Exercise goal:
List every line below containing "Clone".
►
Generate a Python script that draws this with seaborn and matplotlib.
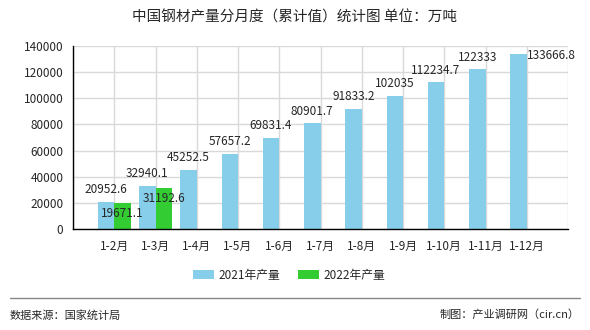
import matplotlib
matplotlib.use("Agg")
import matplotlib.pyplot as plt
import seaborn as sns
import pandas as pd
from matplotlib.lines import Line2D

months = ["1-2月", "1-3月", "1-4月", "1-5月", "1-6月", "1-7月", "1-8月",
          "1-9月", "1-10月", "1-11月", "1-12月"]
values_2021 = [20952.6, 32940.1, 45252.5, 57657.2, 69831.4, 80901.7, 91833.2,
               102035, 112234.7, 122333, 133666.8]
months_2022 = ["1-2月", "1-3月"]
values_2022 = [19671.1, 31192.6]
label_2021 = ["20952.6", "32940.1", "45252.5", "57657.2", "69831.4", "80901.7",
              "91833.2", "102035", "112234.7", "122333", "133666.8"]
label_2022 = ["19671.1", "31192.6"]
series = ["2021年产量", "2022年产量"]
colors = ["#87CEEB", "#33CC33"]
yticks = [0, 20000, 40000, 60000, 80000, 100000, 120000, 140000]

df = pd.DataFrame({
    "month": months + months_2022,
    "value": values_2021 + values_2022,
    "series": [series[0]] * len(months) + [series[1]] * len(months_2022),
})

sns.set_style("white")
plt.rcParams["font.family"] = ["Noto Sans CJK SC", "DejaVu Sans"]

fig = plt.figure(figsize=(5.9, 3.3), dpi=100)
ax = fig.add_axes([73 / 590, 101 / 330, 495 / 590, 183 / 330])

sns.barplot(data=df, x="month", y="value", hue="series", order=months,
            hue_order=series, palette=colors, width=0.8, saturation=1,
            errorbar=None, ax=ax, legend=True, zorder=2, linewidth=0,
            edgecolor="none")

ax.set_xlim(-1, 11)
ax.set_ylim(0, 140000)
ax.set_yticks(yticks)
ax.set_yticklabels([str(v) for v in yticks], fontsize=8.5)
ax.set_xticks(range(-1, 12))
ax.set_xticklabels([""] + months + [""], fontsize=8.5)
ax.set_xlabel("")
ax.set_ylabel("")
ax.grid(True, color="#d9d9d9", linewidth=1, zorder=0)
ax.set_axisbelow(True)
for s in ["top", "right"]:
    ax.spines[s].set_visible(False)
for s in ["left", "bottom"]:
    ax.spines[s].set_color("black")
    ax.spines[s].set_linewidth(1)
ax.tick_params(axis="both", which="both", length=4, width=1, color="black",
               direction="out", pad=3)
ax.tick_params(axis="x", pad=4)

# value labels
for patch, txt in zip(ax.containers[0], label_2021):
    cx = patch.get_x() + patch.get_width() / 2
    top = patch.get_height()
    if top > 0.9 * 140000:
        ax.annotate(txt, (patch.get_x() + patch.get_width(), top),
                    xytext=(0, -1), textcoords="offset pixels",
                    ha="left", va="center", fontsize=8.5, zorder=5)
    else:
        ax.annotate(txt, (cx, top), xytext=(0, 12), textcoords="offset pixels",
                    ha="center", va="center", fontsize=8.5, zorder=5)
for patch, txt in zip(ax.containers[1], label_2022):
    cx = patch.get_x() + patch.get_width() / 2
    top = patch.get_height()
    ax.annotate(txt, (cx, top), xytext=(0, -10), textcoords="offset pixels",
                ha="center", va="center", fontsize=8.5, zorder=5)

# legend
handles, labels = ax.get_legend_handles_labels()
ax.get_legend().remove()
fig.legend(handles, labels, loc="center", bbox_to_anchor=(0.49, 1 - 275 / 330),
           ncol=2, frameon=False, fontsize=8.5, handlelength=1.8,
           handleheight=0.8, columnspacing=1.5, handletextpad=0.4)

# title
fig.text(0.5, 1 - 18 / 330, "中国钢材产量分月度（累计值）统计图 单位：万吨",
         ha="center", va="center", fontsize=10.5)

# footer
fig.add_artist(Line2D([10 / 590, 580 / 590], [1 - 298 / 330, 1 - 298 / 330],
                      color="#888888", linewidth=1))
fig.text(10 / 590, 1 - 315 / 330, "数据来源：国家统计局", ha="left",
         va="center", fontsize=8)
fig.text(580 / 590, 1 - 315 / 330, "制图：产业调研网（cir.cn）", ha="right",
         va="center", fontsize=8)

fig.savefig("out.png", dpi=100)
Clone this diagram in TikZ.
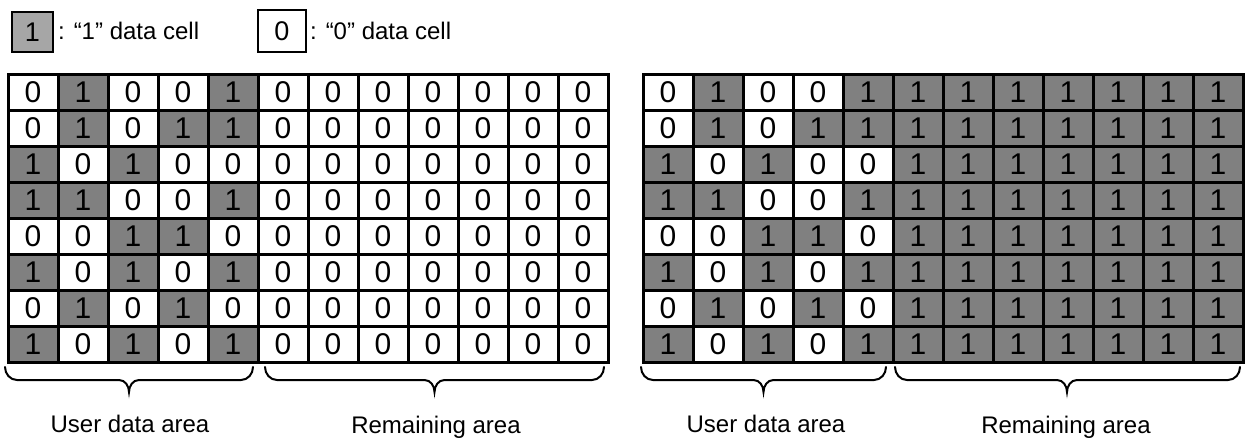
\documentclass[tikz,border=0pt]{standalone}
\usepackage{fontspec}
\setmainfont{Liberation Sans}
\definecolor{gridgray}{RGB}{128,128,128}
\definecolor{legendgray}{RGB}{166,166,166}
\newcommand\digitfont{\fontsize{30}{30}\selectfont}
\newcommand\labelfont{\fontsize{24}{24}\selectfont}
\newcommand\legdigitfont{\fontsize{27}{27}\selectfont}
\newcommand\mybrace[3]{\draw[bracestyle] (#1,367) to[out=-90,in=180] (#1+12,380) -- (#3-10,380) to[out=0,in=90] (#3,392) to[out=90,in=180] (#3+10,380) -- (#2-12,380) to[out=0,in=-90] (#2,367);}
\begin{document}
\begin{tikzpicture}[x=1pt,y=-1pt,
  cellbase/.style={draw=black, line width=3pt, minimum width=50pt, minimum height=36pt, inner sep=0pt, outer sep=0pt, font=\digitfont},
  cell0/.style={cellbase, fill=white},
  cell1/.style={cellbase, fill=gridgray},
  bracestyle/.style={line width=2pt, line cap=round},
  lbl/.style={anchor=base, font=\labelfont, inner sep=0pt},
  legbox/.style={draw=black, line width=1.5pt, inner sep=0pt, font=\legdigitfont},
  legtext/.style={anchor=base west, font=\labelfont, inner sep=0pt}]
\useasboundingbox (0,0) rectangle (1251,439);
% legend
\node[legbox, fill=legendgray, minimum width=41pt, minimum height=40pt] (lg1) at (32.5,32) {1};
\node[legtext] (lt1) at (58,39) {: “1” data cell};
\node[legbox, fill=white, minimum width=48pt, minimum height=42pt] (lg0) at (282,31) {0};
\node[legtext] (lt0) at (310,39) {: “0” data cell};
% grids
\foreach \row [count=\r] in {{0,1,0,0,1},{0,1,0,1,1},{1,0,1,0,0},{1,1,0,0,1},{0,0,1,1,0},{1,0,1,0,1},{0,1,0,1,0},{1,0,1,0,1}} {
  \foreach \v [count=\c] in \row {
    \node[cell\v] (L-\r-\c) at ({33+50*(\c-1)},{92+36*(\r-1)}) {\v};
    \node[cell\v] (R-\r-\c) at ({668+50*(\c-1)},{92+36*(\r-1)}) {\v};
  }
  \foreach \c in {6,...,12} {
    \node[cell0] (L-\r-\c) at ({33+50*(\c-1)},{92+36*(\r-1)}) {0};
    \node[cell1] (R-\r-\c) at ({668+50*(\c-1)},{92+36*(\r-1)}) {1};
  }
}
% braces
\mybrace{5}{253}{129}
\mybrace{265}{604}{434.5}
\mybrace{641}{886}{763.5}
\mybrace{895}{1240}{1067}
% labels
\node[lbl] (u1) at (130,432) {User data area};
\node[lbl] (m1) at (436,433) {Remaining area};
\node[lbl] (u2) at (766,432) {User data area};
\node[lbl] (m2) at (1066,433) {Remaining area};
\end{tikzpicture}
\end{document}
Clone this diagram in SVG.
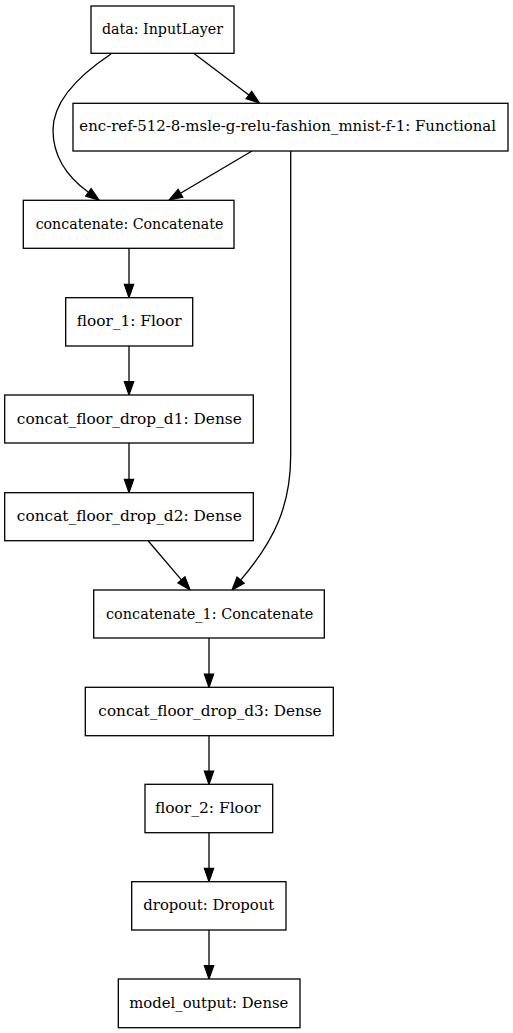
◄
Task solution:
Clone this diagram in TikZ.
Clone this diagram in SVG.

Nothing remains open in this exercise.